__RECORDED INFORMATION__.
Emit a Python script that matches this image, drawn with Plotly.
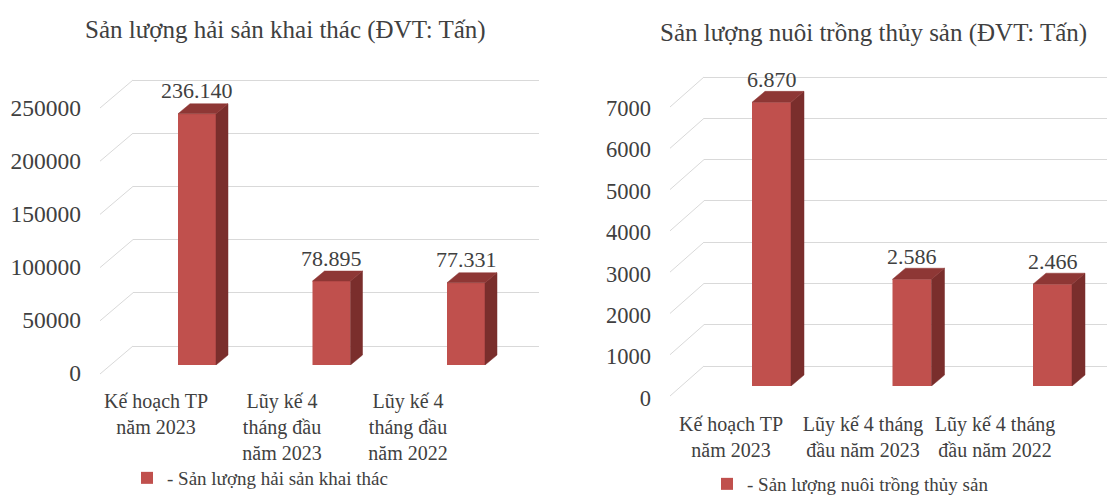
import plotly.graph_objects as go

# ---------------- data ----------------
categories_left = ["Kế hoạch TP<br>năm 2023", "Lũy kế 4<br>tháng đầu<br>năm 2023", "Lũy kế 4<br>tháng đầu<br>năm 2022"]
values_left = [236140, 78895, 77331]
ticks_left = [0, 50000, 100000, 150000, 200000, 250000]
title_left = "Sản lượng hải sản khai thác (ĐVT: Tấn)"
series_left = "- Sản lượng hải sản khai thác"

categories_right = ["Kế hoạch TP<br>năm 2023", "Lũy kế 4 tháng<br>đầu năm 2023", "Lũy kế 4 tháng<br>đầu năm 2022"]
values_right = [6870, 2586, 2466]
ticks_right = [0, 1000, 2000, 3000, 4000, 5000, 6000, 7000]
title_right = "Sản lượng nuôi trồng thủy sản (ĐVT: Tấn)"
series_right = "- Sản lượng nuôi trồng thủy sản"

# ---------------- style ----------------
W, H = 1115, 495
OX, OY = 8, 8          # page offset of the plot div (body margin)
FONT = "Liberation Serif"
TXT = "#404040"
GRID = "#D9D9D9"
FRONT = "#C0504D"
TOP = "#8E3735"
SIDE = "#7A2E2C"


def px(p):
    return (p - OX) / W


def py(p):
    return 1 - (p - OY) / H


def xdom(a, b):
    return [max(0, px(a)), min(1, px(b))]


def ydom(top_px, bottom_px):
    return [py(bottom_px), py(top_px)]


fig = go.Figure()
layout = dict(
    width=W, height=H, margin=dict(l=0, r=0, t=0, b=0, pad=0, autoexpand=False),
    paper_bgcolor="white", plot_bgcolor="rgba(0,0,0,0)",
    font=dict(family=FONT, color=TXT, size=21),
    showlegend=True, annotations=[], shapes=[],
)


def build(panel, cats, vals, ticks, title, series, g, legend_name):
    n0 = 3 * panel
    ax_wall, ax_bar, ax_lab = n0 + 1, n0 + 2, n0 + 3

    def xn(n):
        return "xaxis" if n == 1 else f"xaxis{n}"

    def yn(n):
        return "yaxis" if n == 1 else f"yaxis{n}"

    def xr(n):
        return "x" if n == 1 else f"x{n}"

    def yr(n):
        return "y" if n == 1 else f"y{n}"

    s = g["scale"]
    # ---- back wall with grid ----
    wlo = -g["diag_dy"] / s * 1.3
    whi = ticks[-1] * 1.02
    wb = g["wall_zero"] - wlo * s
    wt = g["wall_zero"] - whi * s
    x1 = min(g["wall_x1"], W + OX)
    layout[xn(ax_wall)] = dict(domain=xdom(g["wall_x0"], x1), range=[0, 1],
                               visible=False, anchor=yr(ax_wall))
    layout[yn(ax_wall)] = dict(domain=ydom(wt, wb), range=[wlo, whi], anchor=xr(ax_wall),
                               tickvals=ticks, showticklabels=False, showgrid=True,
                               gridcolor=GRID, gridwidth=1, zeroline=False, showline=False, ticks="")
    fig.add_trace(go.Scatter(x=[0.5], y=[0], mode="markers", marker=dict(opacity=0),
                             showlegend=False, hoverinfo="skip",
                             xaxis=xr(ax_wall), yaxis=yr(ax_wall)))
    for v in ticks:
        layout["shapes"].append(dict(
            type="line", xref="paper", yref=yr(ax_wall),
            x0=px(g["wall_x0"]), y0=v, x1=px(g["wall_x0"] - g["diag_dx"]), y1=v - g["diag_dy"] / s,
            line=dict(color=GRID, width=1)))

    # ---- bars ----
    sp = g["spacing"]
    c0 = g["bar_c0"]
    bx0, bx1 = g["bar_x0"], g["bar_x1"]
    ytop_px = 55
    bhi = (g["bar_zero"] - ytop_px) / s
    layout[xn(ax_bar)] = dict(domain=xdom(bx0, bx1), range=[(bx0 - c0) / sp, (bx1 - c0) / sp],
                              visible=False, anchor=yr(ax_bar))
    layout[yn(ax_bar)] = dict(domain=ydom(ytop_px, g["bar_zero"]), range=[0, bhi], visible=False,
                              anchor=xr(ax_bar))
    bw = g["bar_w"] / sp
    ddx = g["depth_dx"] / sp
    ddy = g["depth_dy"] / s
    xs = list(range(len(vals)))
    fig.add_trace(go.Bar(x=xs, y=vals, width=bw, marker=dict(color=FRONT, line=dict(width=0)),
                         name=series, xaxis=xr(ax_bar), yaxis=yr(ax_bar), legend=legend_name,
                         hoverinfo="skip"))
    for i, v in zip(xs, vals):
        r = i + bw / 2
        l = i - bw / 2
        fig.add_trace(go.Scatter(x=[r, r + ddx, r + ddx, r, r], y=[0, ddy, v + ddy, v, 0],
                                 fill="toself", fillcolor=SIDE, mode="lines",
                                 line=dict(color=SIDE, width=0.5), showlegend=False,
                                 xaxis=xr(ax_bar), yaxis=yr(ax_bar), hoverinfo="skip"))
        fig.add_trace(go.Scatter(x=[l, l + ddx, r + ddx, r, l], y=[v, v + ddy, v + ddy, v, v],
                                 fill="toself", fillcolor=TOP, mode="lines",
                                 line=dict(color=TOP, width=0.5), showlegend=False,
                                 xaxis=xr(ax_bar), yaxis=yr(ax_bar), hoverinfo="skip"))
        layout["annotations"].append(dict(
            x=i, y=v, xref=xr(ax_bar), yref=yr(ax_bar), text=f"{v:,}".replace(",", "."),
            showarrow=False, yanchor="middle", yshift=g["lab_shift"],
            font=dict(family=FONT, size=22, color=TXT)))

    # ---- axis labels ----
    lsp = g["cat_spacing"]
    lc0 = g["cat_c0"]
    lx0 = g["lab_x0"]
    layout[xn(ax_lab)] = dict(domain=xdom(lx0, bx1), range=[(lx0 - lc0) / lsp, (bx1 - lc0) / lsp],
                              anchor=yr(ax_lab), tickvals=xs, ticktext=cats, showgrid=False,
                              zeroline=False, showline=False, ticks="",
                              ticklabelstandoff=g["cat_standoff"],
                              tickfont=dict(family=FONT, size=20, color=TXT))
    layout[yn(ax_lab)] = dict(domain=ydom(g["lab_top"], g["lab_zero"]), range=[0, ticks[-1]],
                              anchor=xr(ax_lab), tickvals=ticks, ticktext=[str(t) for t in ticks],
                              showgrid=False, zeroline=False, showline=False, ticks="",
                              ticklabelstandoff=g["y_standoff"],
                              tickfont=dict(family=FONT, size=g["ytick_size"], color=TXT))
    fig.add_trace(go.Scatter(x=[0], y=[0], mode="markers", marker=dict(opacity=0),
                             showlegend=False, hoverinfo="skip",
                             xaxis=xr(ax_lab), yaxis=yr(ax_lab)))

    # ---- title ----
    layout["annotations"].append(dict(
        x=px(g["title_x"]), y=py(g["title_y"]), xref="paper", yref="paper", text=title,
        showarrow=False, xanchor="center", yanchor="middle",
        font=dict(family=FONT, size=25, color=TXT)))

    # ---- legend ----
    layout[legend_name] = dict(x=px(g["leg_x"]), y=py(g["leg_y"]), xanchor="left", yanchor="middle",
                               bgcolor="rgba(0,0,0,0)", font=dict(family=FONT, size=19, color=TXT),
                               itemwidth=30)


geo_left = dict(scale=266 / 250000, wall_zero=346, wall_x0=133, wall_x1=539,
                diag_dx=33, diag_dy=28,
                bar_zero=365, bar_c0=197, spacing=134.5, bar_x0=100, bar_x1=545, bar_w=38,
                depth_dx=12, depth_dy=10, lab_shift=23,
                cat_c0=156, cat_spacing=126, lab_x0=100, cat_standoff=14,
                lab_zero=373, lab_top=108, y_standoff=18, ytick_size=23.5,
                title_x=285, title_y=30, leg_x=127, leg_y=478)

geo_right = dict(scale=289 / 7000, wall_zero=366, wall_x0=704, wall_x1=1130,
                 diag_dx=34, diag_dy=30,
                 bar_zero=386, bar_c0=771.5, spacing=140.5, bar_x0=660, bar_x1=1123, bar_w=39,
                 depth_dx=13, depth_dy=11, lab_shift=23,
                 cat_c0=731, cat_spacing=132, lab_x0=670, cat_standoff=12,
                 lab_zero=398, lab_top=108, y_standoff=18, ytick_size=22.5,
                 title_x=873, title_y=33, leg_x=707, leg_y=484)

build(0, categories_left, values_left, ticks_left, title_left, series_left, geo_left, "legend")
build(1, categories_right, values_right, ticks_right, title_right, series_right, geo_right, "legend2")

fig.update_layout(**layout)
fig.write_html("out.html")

__WRITTEN INSTRUCTION__. Show every line above in which the word "with" occurs.

__ANSWER TO THIS TASK__.
Emit a Python script that matches this image, drawn with Plotly.
    # ---- back wall with grid ----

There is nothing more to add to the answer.